I'm writing this post at 6:30am. The only reason why I got up so early in the morning was that I need to finish an assignment by 7:30am. Unfortunately, my mind seems to be interested in other things and my stomach seems to be uninterested in the Tea I just drank, so I might as well play along. (Hope no professor sees this :P)

Fourth month into SAIACS, and back to complete health (thanks for all your prayers! TB has finally said good-bye) I am back in business! 4-5 hours of sleep everyday, and lots and lots of incomplete to-do lists in hand. I'm loving it! Though, interestingly, this was not the reason why I joined here in the first place! 

When I decided to join a Bible college, it was basically to take time off and learn about God and myself. To have a contemplative two years after which I should have figured out which direction I should be headed. So the fact that we get huge single-seater rooms, good food and excellent academic stimulation in this Bangalore periphery made me apply. Interestingly (though not surprisingly) things have been way different than planned.

This being the third campus I've lived in is more crammed than the first two. People literally piling on people. All sense of anonymity is lost. People would come to know how many times you've used the loo that week, and for some sadistic reason, will pass on the information! And though I have a single room, its prime location in the hostel makes it an ideal storage-space for all the day-scholars and a good hang-out for hostelites. This meaning, all sense of privacy is lost! And in the words of a dear professor of mine, we need to learn to just 'negotiate our spaces'. 
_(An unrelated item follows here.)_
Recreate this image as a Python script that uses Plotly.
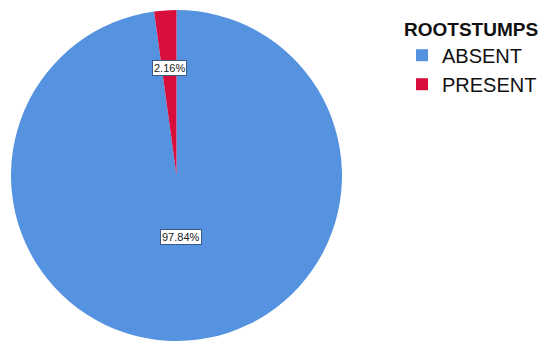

Though I'm ripping her phrase off her context, we've been playing with these words for quite sometime, and they have proved to be useful. The fact that we are packed like sardines in a can explains that we need to learn to negotiate our spaces of anonymity; basically trying not to tread on other's toes and sharpening our filtering systems (yeah, the ones that make sure we don't drop our guard let out important secrets). We also learn to negotiate spaces of priority. 'Is my academics more important? or is it that friend that needs my help?' 'Will I lose both rabbits if I chase them at the same time?' 'Or will I get both mangoes with the same stone?' We learn to negotiate spaces of self-images 'Should I care of what people think?' or 'Should I just learn to be myself?' It's interesting that after so many years in closed campuses, I find that I'm learning these things for the first time! With this lack of human 'space' in this huge sparsely populated campus, we have to learn to negotiate our spaces in order to live a sane life.